Rosemary is another herb used medicinally by the leaf and essential oil. It is high in antioxidants aiding in healing oxidative damage. Rosemary also is naturally anti-inflammatory and anti-bacterial. Rosemary can help improve memory and brain health, joint pain, indigestion, and may promote hair growth.
Oregano is a staple in our home with the dried version regularly added to our favorite homemade salad dressing and as a necessary condiment for any Italian dish, especially pizza! It’s flavor packs punch, and its history is vast. This herb is great fresh or dried, though fresh retains the most flavor.
Another plant with many antioxidants, you are benefitted by eating this and consider utilizing some oregano essential oil, too. Oregano’s history by the Greeks and Romans spans to much of the Mediterranean area not just for its flavor but also, it’s medicinal properties in boosting general health. Another plant that is anti-bacterial and anti-inflammatory, oregano helps fight sickness and cancer. It has been used for muscle pain, stomach issues like indigestion, and can even boost your mood!
9. Dill Weed
Dill may make you think of pickles, though its variety and history are much vaster. Dill dates to the ancient Egyptians through being found in pharaohs tombs.

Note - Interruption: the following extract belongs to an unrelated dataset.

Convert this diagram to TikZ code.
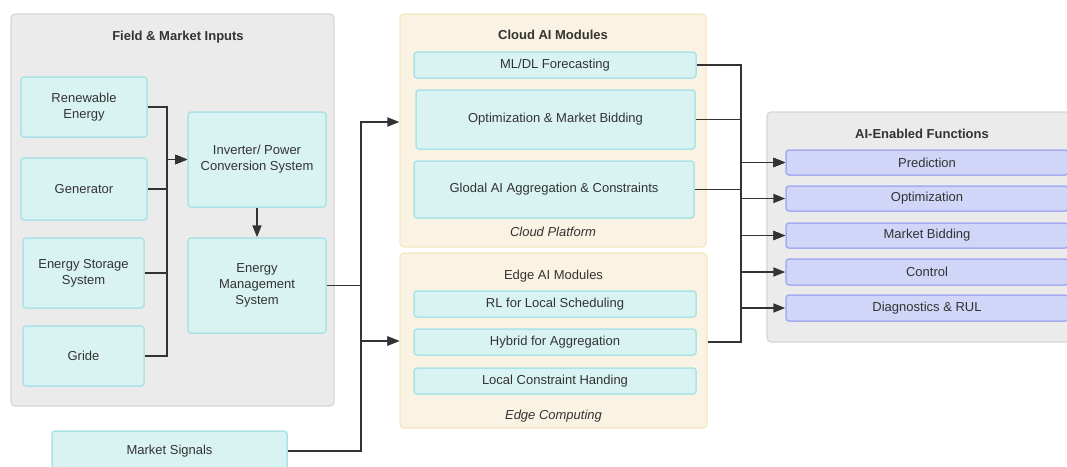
\documentclass[tikz,border=0pt]{standalone}
\usepackage{fontspec}
\setmainfont{Liberation Sans}
\usepackage{tikz}
\usetikzlibrary{arrows.meta}

\definecolor{txt}{HTML}{333333}
\definecolor{panelfill}{HTML}{EBEBEB}
\definecolor{panelline}{HTML}{D6D6D6}
\definecolor{boxfill}{HTML}{D9F3F2}
\definecolor{boxline}{HTML}{ABE3E6}
\definecolor{creamfill}{HTML}{FAF3E4}
\definecolor{creamline}{HTML}{F5E6BF}
\definecolor{funcfill}{HTML}{D1D5F7}
\definecolor{funcline}{HTML}{A5ACF0}

\newcommand{\labelfont}{\fontsize{13}{16}\selectfont}

\tikzset{
  panel/.style={draw=panelline, fill=panelfill, line width=1.2pt, rounded corners=4pt, inner sep=0pt},
  cream/.style={draw=creamline, fill=creamfill, line width=1.2pt, rounded corners=4pt, inner sep=0pt},
  mod/.style={draw=boxline, fill=boxfill, line width=1.5pt, rounded corners=3pt, align=center, text=txt, inner sep=0pt},
  func/.style={draw=funcline, fill=funcfill, line width=1.5pt, rounded corners=3pt, align=center, text=txt, inner sep=0pt},
  ttl/.style={text=txt, font=\labelfont\bfseries},
  note/.style={text=txt, font=\labelfont\itshape},
  link/.style={draw=txt, line width=1.8pt},
  arr/.style={link, -{Triangle[length=12pt,width=9pt]}}
}

\begin{document}
\begin{tikzpicture}[x=1pt, y=-1pt, font=\labelfont]
\useasboundingbox (0,0) rectangle (1067,466);
% panels
\node [panel, minimum width=323, minimum height=392] (inputs) at (172.5,210) {};
\node [ttl] at (178,37) {Field \& Market Inputs};
\node [cream, minimum width=306, minimum height=233] (cloud) at (553,130.5) {};
\node [ttl] at (553,35) {Cloud AI Modules};
\node [note] at (553,232) {Cloud Platform};
\node [cream, minimum width=307, minimum height=175] (edge) at (553.5,340.5) {};
\node [text=txt] at (553.5,276) {Edge AI Modules};
\node [note] at (553.5,416) {Edge Computing};
\node [panel, minimum width=313, minimum height=230] (funcs) at (923.5,227) {};
\node [ttl] at (922,134) {AI-Enabled Functions};
% field inputs
\node [mod, minimum width=126, minimum height=60] (ren) at (84,107) {Renewable\\Energy};
\node [mod, minimum width=126, minimum height=62] (gen) at (84,189) {Generator};
\node [mod, minimum width=121, minimum height=70] (ess) at (83.5,273) {Energy Storage\\System};
\node [mod, minimum width=121, minimum height=60] (gride) at (83.5,356) {Gride};
\node [mod, minimum width=138, minimum height=95] (inv) at (257,159.5) {Inverter/ Power\\Conversion System};
\node [mod, minimum width=138, minimum height=95] (ems) at (257,285.5) {Energy\\Management\\System};
\node [mod, minimum width=235, minimum height=40] (mkt) at (169.5,451) {Market Signals};
% cloud modules
\node [mod, minimum width=282, minimum height=26] (ml) at (555,65) {ML/DL Forecasting};
\node [mod, minimum width=279, minimum height=59] (opt) at (555.5,119.5) {Optimization \& Market Bidding};
\node [mod, minimum width=280, minimum height=57] (glo) at (554,189.5) {Glodal AI Aggregation \& Constraints};
% edge modules
\node [mod, minimum width=282, minimum height=26] (rl) at (555,304) {RL for Local Scheduling};
\node [mod, minimum width=282, minimum height=26] (hyb) at (555,342) {Hybrid for Aggregation};
\node [mod, minimum width=282, minimum height=26] (loc) at (555,381) {Local Constraint Handing};
% functions
\node [func, minimum width=282, minimum height=25] (pred) at (927,162.5) {Prediction};
\node [func, minimum width=282, minimum height=25] (optf) at (927,198.5) {Optimization};
\node [func, minimum width=282, minimum height=25] (bid) at (927,235.5) {Market Bidding};
\node [func, minimum width=282, minimum height=26] (ctrl) at (927,272) {Control};
\node [func, minimum width=282, minimum height=26] (diag) at (927,308) {Diagnostics \& RUL};
% junctions
\coordinate (jin) at (167,159.5);
\coordinate (jc) at (361,122);
\coordinate (jl) at (361,341);
\coordinate (jr) at (741,0);
% connectors
\draw [arr] (ren.east) -| (jin) -- (inv.west);
\draw [arr] (gen.east) -| (jin) -- (inv.west);
\draw [arr] (ess.east) -| (jin) -- (inv.west);
\draw [arr] (gride.east) -| (jin) -- (inv.west);
\draw [arr] (inv.south) -- (ems.north);
\draw [arr] (ems.east) -| (jc) -- (cloud.west |- jc);
\draw [arr] (ems.east) -| (jl) -- (edge.west |- jl);
\draw [arr] (mkt.east) -| (jl) -- (edge.west |- jl);
\draw [arr] (ml.east) -| (jr |- pred.west) -- (pred.west);
\draw [arr] (opt.east) -| (jr |- optf.west) -- (optf.west);
\draw [arr] (opt.east) -| (jr |- bid.west) -- (bid.west);
\draw [arr] (glo.east) -| (jr |- pred.west) -- (pred.west);
\draw [arr] (glo.east) -| (jr |- bid.west) -- (bid.west);
\draw [arr] (edge.east |- hyb) -| (jr |- pred.west) -- (pred.west);
\draw [arr] (edge.east |- hyb) -| (jr |- ctrl.west) -- (ctrl.west);
\draw [arr] (edge.east |- hyb) -| (jr |- diag.west) -- (diag.west);
\end{tikzpicture}
\end{document}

Dill is used around the world across much of Europe, Asia, the Middle East, and the United States through multiple types of dishes. The flavor is strong in fresh dill, and unfortunately much is lost in the drying process. Likewise, the longer you cook dill, the more flavor will be lost so consider adding it to the end stages of cooking for most flavorful results.
As you add your dill, start sparingly and taste before adding more since a little can carry a lot of taste. We love to add it in fish dishes and even toss it into a salad for a fresh change. It is great to add in a salad dressing or pasta salad since it has a bright citrusy flavor.
Dill has vitamins C, A, manganese, folate and iron. It also has flavonoids which has been known to improve heart health. Dill can be used to ease a stomachache, may help lower cholesterol, promote lactation, aid bad breath, and may lower blood sugar.
These delicious herbs are great to have ready-to-use on a whim. Though they are mostly all best fresh, there are some cheats to jump around if you aren’t able to grow each plant. At the grocery store stock up on the herb list knowing that you can add 1-2 in most meals. Don’t just put the herbs directly into the fridge, though.
If you are taking care of soft herbs like basil, parsley, mint, cilantro, dill, or other soft stemmed, leafy herb, treat it like a flower. Fill up a cup with water and make a bouquet of herbs to stick in it like a vase in the fridge.
For hardier herbs, or hard herbs like rosemary, sage, chives, and oregano, you will have a different approach. Wrap the herb in a damp paper towel and put in an airtight container.
Both of these methods will significantly lengthen the fridge life of your herbs so you can effectively have them on hand.
Herbs like bay leaf, oregano, thyme, rosemary, and lavender are great to store and use dried. All dried herbs still have a freshness value. The fresher the dried herb will mean more flavor so consider swapping out herbs that have sat on your shelf too long. If you did grow your own herbs, you can dry your own.
Regardless of dried or fresh, try to add some herbs in your diet every day!